Accrued payroll is payroll that is recorded on a company’s books but is not yet paid. This typically happens at the end of a month or year. The payroll is calculated up to the last day of the ending period and is recorded in the form of journal entries. Accrued payroll takes place for companies to remain consistent with the matching principle outlined by generally accepted accounting principles. This principle states that all revenues and expenses are recorded in the month in which they occur. When the end of a period comes around, the accrued payroll must be recorded properly to account for the expense happening in the correct period.
Calculate the amount of wages, salaries and taxes that need to be accrued. If Dec. 31 was a Monday, and the pay period began that day, there is one day's worth of wages that need to be accrued and accounted for. All wages including bonuses and commissions are recorded and accrued at the end of that day. If the amount of wages for the day is $1,000, this amount needs to be recorded by debiting the account Wages Expense for $1,000. By doing this, it places the expense in the correct period in which it occurred.
Determine the amount of payroll taxes for the one day of work. After the taxes are calculated, they are recorded on the books as liabilities. They are considered liabilities because they are not being paid now. The amount of payroll expense the employer is responsible for is listed as a debit to payroll expense which places the expense in the correct period in which it occurred.
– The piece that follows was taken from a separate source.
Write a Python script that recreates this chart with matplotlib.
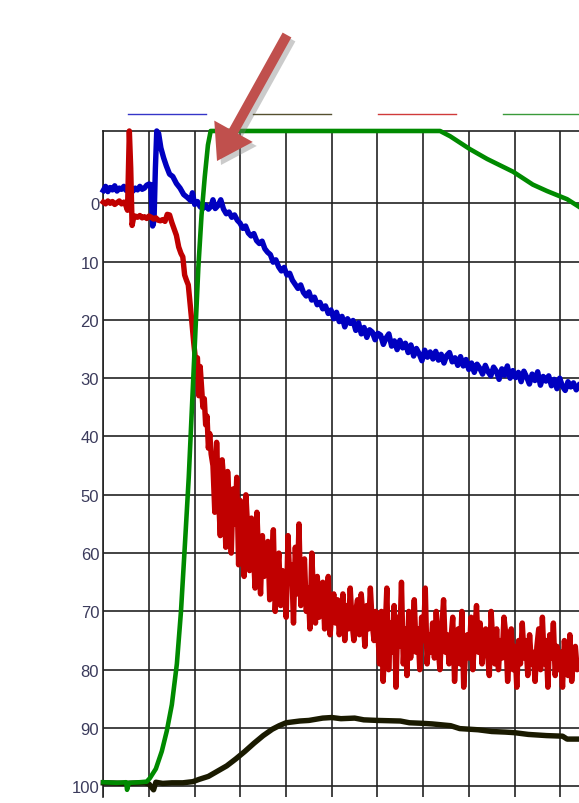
import numpy as np
import matplotlib
matplotlib.use("Agg")
import matplotlib.pyplot as plt
from matplotlib.lines import Line2D
from matplotlib.patches import FancyArrow
from matplotlib.transforms import IdentityTransform

plt.rcParams['font.family'] = ['Liberation Sans', 'DejaVu Sans']

# x is in grid units (one vertical gridline per unit), y is inverted 0..100
y_ticks = [0, 10, 20, 30, 40, 50, 60, 70, 80, 90, 100]

# blue
blue_start = [-2.2, -2.9, -2.0, -2.7, -2.3, -3.0, -2.1, -2.6, -2.4, -2.9, -2.2,
              -2.5, -2.8, -2.1, -2.6, -2.3, -2.9, -2.4, -2.6, -3.1, -3.3]
blue_mid_t = [1.04, 1.08, 1.11, 1.14, 1.17, 1.21, 1.26, 1.32, 1.38, 1.45, 1.52, 1.60,
              1.68, 1.76, 1.84, 1.92, 1.95, 2.00, 2.06, 2.12, 2.18, 2.24, 2.30, 2.36, 2.40]
blue_mid = [-3.2, 3.9, 3.0, -6.0, -12.4, -12.0, -9.5, -7.8, -6.4, -5.0, -4.6, -3.4,
            -2.6, -1.5, -1.0, -0.4, -1.8, 0.2, -0.3, 0.6, 0.9, 0.3, 1.0, 0.5, -0.6]
blue_tail = [0.9, 0.4, -0.6, 1.0, 1.8, 1.5, 2.4, 2.0, 2.9, 3.4,
             4.3, 3.9, 5.1, 5.6, 5.2, 6.4, 6.9, 6.5, 7.8, 8.4,
             8.8, 10.1, 9.7, 10.9, 11.6, 11.0, 12.3, 12.0, 13.2, 13.9,
             14.6, 14.0, 15.3, 15.9, 15.2, 16.6, 16.1, 17.4, 17.0, 18.1,
             17.6, 18.9, 18.3, 19.8, 18.7, 20.3, 19.4, 21.2, 19.8, 20.6,
             20.1, 21.8, 20.5, 22.4, 21.3, 23.0, 21.7, 22.1, 23.4, 22.3,
             22.6, 24.2, 23.1, 22.4, 24.5, 23.6, 25.1, 23.5, 24.8, 24.0,
             25.6, 24.3, 26.2, 24.9, 25.8, 27.0, 25.2, 26.4, 25.5, 26.7,
             25.4, 26.9, 25.9, 27.4, 26.1, 25.6, 27.2, 26.5, 27.8, 26.3,
             27.9, 26.8, 28.5, 27.4, 29.0, 27.6, 28.3, 29.3, 27.8, 28.9,
             29.6, 28.1, 28.8, 30.2, 28.4, 29.5, 27.9, 30.0, 28.7, 29.9,
             29.0, 30.6, 28.8, 29.8, 31.0, 29.3, 30.4, 28.9, 31.2, 29.7,
             30.5, 29.6, 31.3, 30.2, 31.8, 30.0, 31.4, 32.1, 30.6, 31.5,
             30.8, 32.0, 31.2]

# red
red_start = [-0.2, 0.1, -0.4, 0.0, -0.3, 0.2, -0.1, -0.4, 0.1, -0.2]
red_spike_t = [0.49, 0.53, 0.57, 0.60, 0.63, 0.66, 0.70]
red_spike = [0.3, 1.2, -12.4, -6.0, 3.8, 2.6, 2.2]
red_flat = [2.4, 2.1, 2.5, 2.3, 2.6, 2.2, 2.4, 2.7, 2.5, 2.9, 3.0, 2.8, 3.1]
red_drop_t = [1.40, 1.45, 1.50, 1.55, 1.60, 1.65, 1.70, 1.74, 1.78, 1.82, 1.86, 1.90, 1.94,
              1.98, 2.02, 2.06, 2.09, 2.12, 2.15, 2.18, 2.21, 2.24, 2.27, 2.30, 2.33, 2.36]
red_drop = [1.9, 2.0, 3.3, 4.4, 5.5, 7.5, 8.6, 9.2, 12.3, 13.2, 14.0, 17.2, 20.5,
            24.0, 27.0, 26.5, 33.0, 28.0, 31.5, 35.0, 33.5, 38.0, 36.5, 42.0, 39.5, 43.0]
red_tail = [45, 53, 41, 50, 57, 44, 48, 59, 46, 52,
            60, 49, 55, 47, 62, 51, 58, 64, 50, 56,
            63, 54, 59, 66, 53, 61, 67, 57, 64, 60,
            58, 68, 62, 56, 70, 64, 60, 69, 63, 66,
            71, 57, 65, 62, 72, 59, 67, 55, 69, 64,
            61, 70, 66, 73, 60, 68, 72, 64, 71, 67,
            65, 73, 69, 64, 74, 70, 67, 72, 68, 74,
            71, 67, 75, 69, 73, 66, 72, 75, 70, 68,
            74, 67, 71, 76, 69, 73, 66, 72, 75, 70,
            73, 79, 70, 82, 74, 66, 80, 72, 77, 69,
            83, 71, 76, 65, 79, 73, 81, 70, 78, 74,
            68, 77, 73, 80, 71, 75, 66, 79, 74, 77,
            72, 78, 70, 76, 80, 73, 68, 77, 74, 79,
            75, 71, 82, 76, 73, 79, 70, 83, 77, 74,
            78, 71, 80, 74, 69, 77, 72, 79, 75, 73,
            77, 81, 70, 76, 79, 73, 80, 75, 78, 71,
            74, 82, 77, 73, 80, 76, 83, 75, 79, 72,
            78, 75, 81, 74, 79, 77, 82, 76, 73, 80,
            71, 79, 75, 83, 74, 78, 72, 81, 76, 80,
            77, 83, 75, 79, 81, 74, 82, 78, 76, 80,
            79]

# green
green_t = [0, 0.3, 0.5, 0.52, 0.56, 0.8, 0.95, 1.02, 1.15, 1.28, 1.39, 1.50, 1.61, 1.70,
           1.79, 1.87, 1.94, 2.01, 2.08, 2.15, 2.22, 2.29, 2.35, 7.37, 7.59, 8.02, 8.40,
           8.97, 9.40, 9.71, 10.15, 10.41]
green_y = [99.3, 99.4, 99.3, 100.6, 99.4, 99.3, 99.2, 98.6, 97.0, 94.0, 90.5, 86.0, 79.0, 70.0,
           58.0, 47.0, 35.0, 23.0, 11.0, 2.0, -4.5, -10.0, -12.4, -12.4, -11.5, -9.3, -7.6,
           -5.4, -3.2, -2.1, -0.7, 0.6]

# black
black_t = [0, 0.5, 0.9, 1.0, 1.1, 1.15, 1.3, 1.5, 1.74, 1.96, 2.1, 2.3, 2.5, 2.7, 2.9, 3.1,
           3.3, 3.5, 3.7, 3.85, 4.0, 4.3, 4.5, 4.8, 5.0, 5.2, 5.5, 5.7, 6.0, 6.5, 6.7, 7.0,
           7.2, 7.6, 7.8, 8.2, 8.5, 8.8, 9.0, 9.3, 9.7, 10.05, 10.15, 10.41]
black_y = [99.4, 99.5, 99.4, 99.6, 100.6, 99.3, 99.5, 99.4, 99.4, 99.2, 98.8, 98.3, 97.4,
           96.5, 95.3, 94.0, 92.6, 91.3, 90.2, 89.6, 89.1, 88.8, 88.7, 88.3, 88.2, 88.4,
           88.3, 88.6, 88.7, 88.8, 89.1, 89.2, 89.3, 89.6, 90.1, 90.3, 90.6, 90.7, 90.8,
           91.1, 91.3, 91.4, 91.9, 91.9]

key_colors = ['#3535c8', '#55502f', '#d03a3a', '#3a9a3a']

blue_t = np.concatenate([np.linspace(0, 1.0, len(blue_start)), blue_mid_t,
                         np.linspace(2.45, 10.41, len(blue_tail))])
blue_y = np.concatenate([blue_start, blue_mid, blue_tail])
red_t = np.concatenate([np.linspace(0, 0.45, len(red_start)), red_spike_t,
                        np.linspace(0.75, 1.35, len(red_flat)), red_drop_t,
                        np.linspace(2.40, 10.41, len(red_tail))])
red_y = np.concatenate([red_start, red_spike, red_flat, red_drop, red_tail])

fig = plt.figure(figsize=(5.79, 8.04), dpi=100)
ax = fig.add_axes([0.1784, 0.0077, 0.8216, 0.8285])

lw = 3.9
ax.plot(black_t, black_y, color='#1a1a00', lw=lw, clip_on=False, zorder=3)
ax.plot(blue_t, blue_y, color='#0000c0', lw=lw, clip_on=False, zorder=4)
ax.plot(red_t, red_y, color='#c00000', lw=lw, clip_on=False, zorder=5)
ax.plot(green_t, green_y, color='#008a00', lw=3.3, clip_on=False, zorder=6)

ax.set_xlim(0, 10.41)
ax.set_ylim(101.8, -12.45)
ax.set_xticks(np.arange(0, 11, 1))
ax.set_yticks(y_ticks)
ax.tick_params(axis='x', length=0, labelbottom=False)
ax.tick_params(axis='y', length=0, pad=3, labelsize=12, labelcolor='#3b3b5c')
ax.grid(True, color='#222222', lw=1.2)
ax.set_axisbelow(True)
for s in ['right', 'bottom']:
    ax.spines[s].set_visible(False)
for s in ['left', 'top']:
    ax.spines[s].set_color('#222222')
    ax.spines[s].set_linewidth(1.2)

# legend keys without text
for i, c in enumerate(key_colors):
    x0 = (128 + 125 * i) / 579
    fig.add_artist(Line2D([x0, x0 + 78 / 579], [689 / 804, 689 / 804],
                          color=c, lw=1.0, transform=fig.transFigure))

# arrow pointing at the green curve (pixel coords)
tail = (287, 768)
d = (-70, -126)
shadow = FancyArrow(tail[0] + 4, tail[1] - 4, d[0], d[1], width=10, head_width=44,
                    head_length=34, length_includes_head=True, color='#7f7f7f',
                    alpha=0.4, lw=0, transform=IdentityTransform())
arrow = FancyArrow(tail[0], tail[1], d[0], d[1], width=10, head_width=44,
                   head_length=34, length_includes_head=True, color='#c0504d',
                   lw=0, transform=IdentityTransform())
fig.add_artist(shadow)
fig.add_artist(arrow)

fig.savefig('out.png', dpi=100)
Post the payroll expenses. Assume the payroll taxes add up to $300 and of that, $50 is the employer’s responsibility. The journal entry started above is completed by posting the remaining items. For this entry, a debit of $50 is made to Payroll Expense. The rest of the amounts are all credits to the following accounts: $100 to FICA Tax Payable, $100 to Federal Income Tax Payable, $25 to State Income Tax Payable, and $75 to 401(k) Payable. The remaining amount needed to balance out the journal entry is a credit to Payroll Payable for $750.
Pay the payroll when the date of payment comes. When it is time to actually do the payroll, the payroll for the remaining days of the pay period are calculated and checks are made out. All of the payable accounts used for the accrual are debited when this happens.